Параграфы 4–13 посвящены общей юрисдикции гимназии, которая полнее университетской. Остальные параграфы до 39-го посвящены частным случаям этой юрисдикции. В соответствии с параграфами 4, 5 и 6 имеются у гимназии ректор и академический совет, которые никакой другой власти не подчиняются и решают без права апелляции все вопросы, касающиеся членов гимназии и учеников, за исключением преступлений уголовных. Параграф 11 наделяет эту гимназию собственной печатью – привилегия, в которой отказали комиссии, ведающей всеми школами в четырех губерниях[481]. Согласно параграфу 14 профессора и прочие члены гимназии находятся под прямым покровительством герцога: в случае если всему совету гимназии иск вчинят в польском Королевском суде, герцог обязуется их защищать[482]. Согласно параграфам 27, 28, 29 и 30 всеми средствами этой гимназии распоряжаются только ректор и один из профессоров, причем при смене ректора отчитываются они только перед советом гимназии, а тот в случае дурного управления деньги взимает с того, кто плохо ими распоряжался. Согласно параграфу 31 цензура всего, что не только гимназия публикует, но и каждый учитель по отдельности, осуществляется только советом гимназии или тем его членом, кого цензором назначат. Согласно параграфу 27 совет назначает профессоров на вакантные места, а герцог эти назначения утверждает. Согласно параграфу 36 герцог Курляндский обещает допускать к своему двору учащихся, которые отличаются примерным поведением, чтобы доставить им удовольствие во время учебы. Наконец, согласно параграфу 35 герцог Петр объявляет, что с удовольствием в гражданскую службу определит тех, кто в этой гимназии учился, причем неизменно будут они иметь преимущество перед всеми прочими, и в самом деле до сей поры должности по части богословской и юридической только те получали, кто в этой гимназии учился, хотя по каждому из этих предметов никогда в гимназии больше одного профессора не водилось.
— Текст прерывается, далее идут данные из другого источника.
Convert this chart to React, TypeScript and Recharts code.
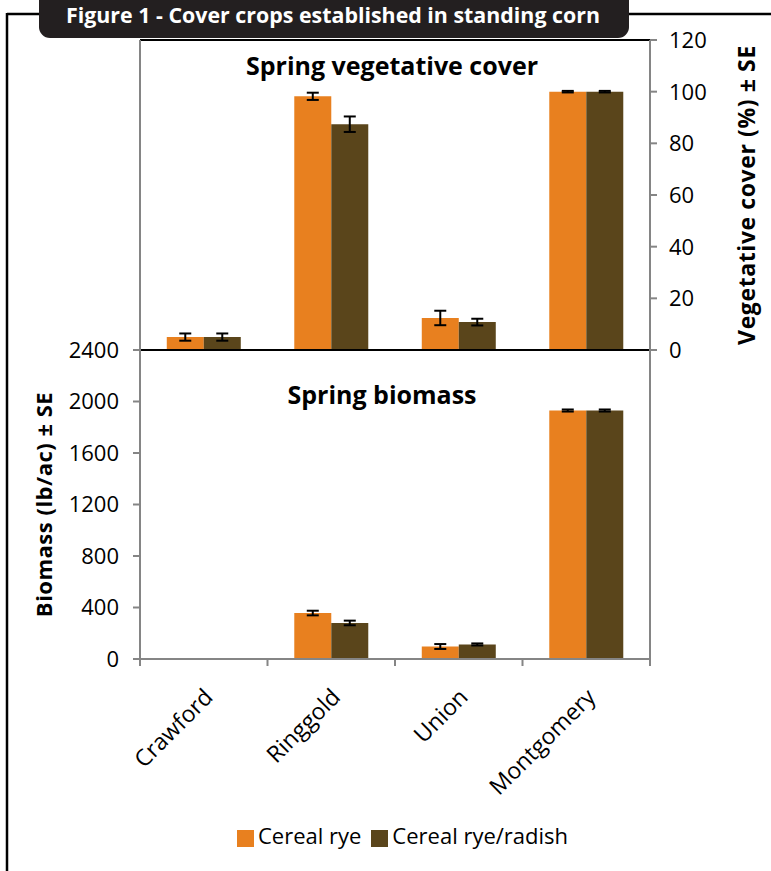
import React from "react";
import { BarChart, Bar, XAxis, YAxis, ErrorBar, Legend } from "recharts";

// Sites and cover crop results (spring after corn)
const sites = ["Crawford", "Ringgold", "Union", "Montgomery"];

const coverRye = [5, 98.2, 12.4, 100];
const coverRyeSE = [1.4, 1.4, 2.8, 0.3];
const coverMix = [5, 87.4, 10.8, 100];
const coverMixSE = [1.4, 3.0, 1.3, 0.3];

const biomassRye = [null, 357, 97, 1930];
const biomassRyeSE = [null, 18, 19, 8];
const biomassMix = [null, 280, 113, 1930];
const biomassMixSE = [null, 18, 8, 8];

const coverTicks = [0, 20, 40, 60, 80, 100, 120];
const biomassTicks = [0, 400, 800, 1200, 1600, 2000, 2400];

const seriesNames = ["Cereal rye", "Cereal rye/radish"];

const coverData = sites.map((site, i) => ({
  site,
  rye: coverRye[i],
  ryeSE: coverRyeSE[i],
  mix: coverMix[i],
  mixSE: coverMixSE[i],
}));

const biomassData = sites.map((site, i) => ({
  site,
  rye: biomassRye[i],
  ryeSE: biomassRyeSE[i],
  mix: biomassMix[i],
  mixSE: biomassMixSE[i],
}));

const ORANGE = "#E8801F";
const BROWN = "#5A451B";
const GRAY = "#858585";
const FONT = "'Open Sans', 'DejaVu Sans', sans-serif";

const TICK_LEN = 7;
const axisStroke = { stroke: GRAY, strokeWidth: 2 };
const titleStyle = { fontWeight: "bold", fill: "#000", fontFamily: FONT, textAnchor: "middle" } as const;

// y tick: short gray mark outside the axis line, optional label
const makeYTick = (side: "left" | "right", showLabel: boolean, margin: number) => (props: any) => {
  const { x, y, payload } = props;
  const x1 = side === "left" ? x + margin : x - margin - TICK_LEN;
  return (
    <g>
      <line x1={x1} y1={y} x2={x1 + TICK_LEN} y2={y} stroke={GRAY} strokeWidth={2} />
      {showLabel && (
        <text
          x={x}
          y={y}
          dy="0.36em"
          textAnchor={side === "left" ? "end" : "start"}
          fontSize={22}
          fontFamily={FONT}
          fill="#000"
        >
          {payload.value}
        </text>
      )}
    </g>
  );
};

// site label rotated 45deg, plus tick marks on the category boundaries
const SiteTick = (props: any) => {
  const { x, y, payload, index, visibleTicksCount } = props;
  const half = payload?.offset ?? 0;
  const axisY = y - 6;
  const last = index === visibleTicksCount - 1;
  return (
    <g>
      <line x1={x - half} y1={axisY} x2={x - half} y2={axisY + TICK_LEN} stroke={GRAY} strokeWidth={2} />
      {last && <line x1={x + half} y1={axisY} x2={x + half} y2={axisY + TICK_LEN} stroke={GRAY} strokeWidth={2} />}
      <g transform={`translate(${x - 1},${axisY + 28})`}>
        <text transform="rotate(-45)" textAnchor="end" dy="0.71em" fontSize={23} fontFamily={FONT} fill="#000">
          {payload.value}
        </text>
      </g>
    </g>
  );
};

const noLabel = () => <g />;

export default function App() {
  return (
    <div
      style={{
        position: "absolute",
        left: 0,
        top: 0,
        width: 771,
        height: 871,
        background: "#fff",
        fontFamily: FONT,
        overflow: "hidden",
      }}
    >
      {/* frame and figure tab */}
      <svg width={771} height={871} style={{ position: "absolute", left: 0, top: 0 }}>
        <line x1={7} y1={14} x2={771} y2={14} stroke="#000" strokeWidth={2.5} />
        <line x1={7} y1={13} x2={7} y2={871} stroke="#000" strokeWidth={2.5} />
        <rect x={39} y={-14} width={590} height={52} rx={11} fill="#231F20" />
        <text
          x={66}
          y={23}
          fill="#fff"
          fontSize={21}
          fontWeight="bold"
          fontFamily={FONT}
          textLength={534}
          lengthAdjust="spacingAndGlyphs"
        >
          Figure 1 - Cover crops established in standing corn
        </text>
        <text x={392} y={75} textAnchor="middle" fontSize={25} fontWeight="bold" fontFamily={FONT}>
          Spring vegetative cover
        </text>
        <text x={382} y={404} textAnchor="middle" fontSize={25} fontWeight="bold" fontFamily={FONT}>
          Spring biomass
        </text>
      </svg>

      {/* top panel: vegetative cover */}
      <div style={{ position: "absolute", left: 0, top: 0 }}>
        <BarChart
          width={771}
          height={372}
          data={coverData}
          margin={{ top: 39, right: 0, bottom: 21, left: 0 }}
          barCategoryGap="21%"
          barGap={0}
        >
          <XAxis
            xAxisId="top"
            orientation="top"
            dataKey="site"
            height={1}
            tick={noLabel}
            tickLine={false}
            axisLine={{ stroke: "#000", strokeWidth: 2 }}
          />
          <XAxis
            dataKey="site"
            height={1}
            tick={noLabel}
            tickLine={false}
            axisLine={{ stroke: "#000", strokeWidth: 2 }}
          />
          <YAxis
            yAxisId="left"
            orientation="left"
            width={140}
            domain={[0, 120]}
            ticks={coverTicks}
            interval={0}
            tickSize={TICK_LEN}
            tickMargin={14}
            tickLine={false}
            tick={makeYTick("left", false, 14)}
            axisLine={axisStroke}
          />
          <YAxis
            yAxisId="right"
            orientation="right"
            width={121}
            domain={[0, 120]}
            ticks={coverTicks}
            interval={0}
            tickSize={TICK_LEN}
            tickMargin={12}
            tickLine={false}
            tick={makeYTick("right", true, 12)}
            axisLine={axisStroke}
            label={{
              value: "Vegetative cover (%)  \u00B1 SE",
              angle: -90,
              position: "insideRight",
              offset: 24,
              style: { ...titleStyle, fontSize: 23, letterSpacing: 0.6 },
            }}
          />
          <Bar yAxisId="right" dataKey="rye" name={seriesNames[0]} fill={ORANGE} isAnimationActive={false}>
            <ErrorBar dataKey="ryeSE" width={6} stroke="#000" strokeWidth={2} direction="y" />
          </Bar>
          <Bar yAxisId="right" dataKey="mix" name={seriesNames[1]} fill={BROWN} isAnimationActive={false}>
            <ErrorBar dataKey="mixSE" width={6} stroke="#000" strokeWidth={2} direction="y" />
          </Bar>
        </BarChart>
      </div>

      {/* bottom panel: biomass */}
      <div style={{ position: "absolute", left: 0, top: 0 }}>
        <BarChart
          width={771}
          height={871}
          data={biomassData}
          margin={{ top: 350, right: 0, bottom: 82, left: 0 }}
          barCategoryGap="21%"
          barGap={0}
        >
          <XAxis
            dataKey="site"
            height={130}
            interval={0}
            tickSize={6}
            tickMargin={0}
            tickLine={false}
            axisLine={axisStroke}
            tick={<SiteTick />}
          />
          <YAxis
            yAxisId="left"
            orientation="left"
            width={140}
            domain={[0, 2400]}
            ticks={biomassTicks}
            interval={0}
            tickSize={TICK_LEN}
            tickMargin={14}
            tickLine={false}
            tick={makeYTick("left", true, 14)}
            axisLine={axisStroke}
            label={{
              value: "Biomass (lb/ac)  \u00B1 SE",
              angle: -90,
              position: "insideLeft",
              offset: 44,
              style: { ...titleStyle, fontSize: 22, letterSpacing: 0.5 },
            }}
          />
          <YAxis
            yAxisId="right"
            orientation="right"
            width={121}
            domain={[0, 2400]}
            ticks={biomassTicks}
            interval={0}
            tickSize={TICK_LEN}
            tickMargin={12}
            tickLine={false}
            tick={makeYTick("right", false, 12)}
            axisLine={axisStroke}
          />
          <Legend
            verticalAlign="middle"
            align="center"
            layout="horizontal"
            iconType="square"
            iconSize={17}
            wrapperStyle={{ top: 820, left: 22, width: 771, fontSize: 22, fontFamily: FONT }}
            formatter={(value) => <span style={{ color: "#000" }}>{value}</span>}
          />
          <Bar yAxisId="left" dataKey="rye" name={seriesNames[0]} fill={ORANGE} isAnimationActive={false}>
            <ErrorBar dataKey="ryeSE" width={6} stroke="#000" strokeWidth={2} direction="y" />
          </Bar>
          <Bar yAxisId="left" dataKey="mix" name={seriesNames[1]} fill={BROWN} isAnimationActive={false}>
            <ErrorBar dataKey="mixSE" width={6} stroke="#000" strokeWidth={2} direction="y" />
          </Bar>
        </BarChart>
      </div>
    </div>
  );
}
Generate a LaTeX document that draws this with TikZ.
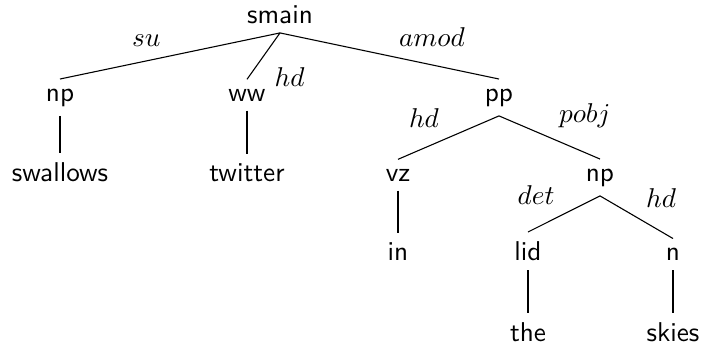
\documentclass[tikz,border=0pt]{standalone}
\usepackage{amsmath}
\usepackage{tikz}
\usetikzlibrary{positioning}

\begin{document}
\begin{tikzpicture}[x=0.3675pt, y=-0.3675pt, cat/.style={anchor=base, font=\sffamily}]
\useasboundingbox (0,0) rectangle (702,344) ;

\node[cat] at (280,23) (smain) {smain} ;

\node[cat] at (60,101) (np1) {np} ;
\node[cat] at (247,101) (ww) {ww} ;
\node[cat] at (499,101) (pp) {pp} ;

\node[cat] at (60,181) (swallows) {swallows} ;
\node[cat] at (247,181) (twitter) {twitter} ;
\node[cat] at (398,181) (vz) {vz} ;
\node[cat] at (600,181) (np2) {np} ;

\node[cat] at (398,260.5) (inword) {in} ;
\node[cat] at (528,260.5) (lid) {lid} ;
\node[cat] at (673,260.5) (n) {n} ;

\node[cat] at (528,341) (the) {the} ;
\node[cat] at (673,341) (skies) {skies} ;

\draw (smain.south) -- node[above left] (lsu) {$su$} (np1.north) ;
\draw (smain.south) -- node[pos=0.95, right=6pt] (lhd1) {$hd$} (ww.north) ;
\draw (smain.south) -- node[above right] (lamod) {$amod$} (pp.north) ;
\draw (np1.south) -- (swallows.north) ;
\draw (ww.south) -- (twitter.north) ;
\draw (pp.south) -- node[above left] (lhd2) {$hd$} (vz.north) ;
\draw (pp.south) -- node[above right] (lpobj) {$pobj$} (np2.north) ;
\draw (vz.south) -- (inword.north) ;
\draw (np2.south) -- node[above left] (ldet) {$det$} (lid.north) ;
\draw (np2.south) -- node[above right] (lhd3) {$hd$} (n.north) ;
\draw (lid.south) -- (the.north) ;
\draw (n.south) -- (skies.north) ;
\end{tikzpicture}
\end{document}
Цель герцога Курляндского, разумеется, в том заключалась, чтобы его подданных отвадить от университетов иностранных, а поскольку у него самого денег на основание университета недостало, открыл он эту гимназию, где девять старших учителей (профессоров) служили и несколько младших. И она-то призвана была заменить и наши уездные училища (согласно учебному плану в ней еще и писать учат), и наши гимназии, и наши университеты, и это с шестью уроками в неделю для каждого старшего учителя. Нелепость этого проекта бросается в глаза; и кто-то мог Вам его на утверждение представить!! Но если даже предположить, что можно его извинить полностью или частично обстоятельствами герцога Курляндского, как может Университет подобным заведением руководствовать?
Если ежегодной суммой в 8720 альбертовых талеров, целиком предоставляемой из казны, распоряжается исключительно совет гимназии, как сможет Университет в ней отчитываться и отвечать за правильность отчета? Если состав и обязанности учителей зависят исключительно от совета гимназии, как сможет Университет проверить исполнение этих обязанностей? Если директор губернских училищ, как и все прочие представители власти, от любых обсуждений отлучен, о чем же сможет он нам докладывать[483]? Когда университетский профессор захочет эту гимназию посетить для ежегодной инспекции, сможет ли он, если даже ему вход не запретят, злоупотребления исправить, провинившихся учителей пожурить? Весь Университет этого сделать не сможет, ведь устав гимназии ему над ней никакой власти не дает.
В чем же надзирание Университета заключаться будет, если ни средства денежные, ни порядок, ни обучение в этой гимназии инспекции не подлежат? Неужели хотите Вы, чтобы ограничился Университет унизительной ролью простого передатчика отчетов митавского ректора, а сам не мог ни о достоверности этих отчетов судить, ни малейшего злоупотребления исправить? А если в поисках середины предоставят Университету хоть какую-то власть вопреки явному смыслу устава, Вами утвержденного, то противоречиям, раздорам, жалобам с обеих сторон не будет конца.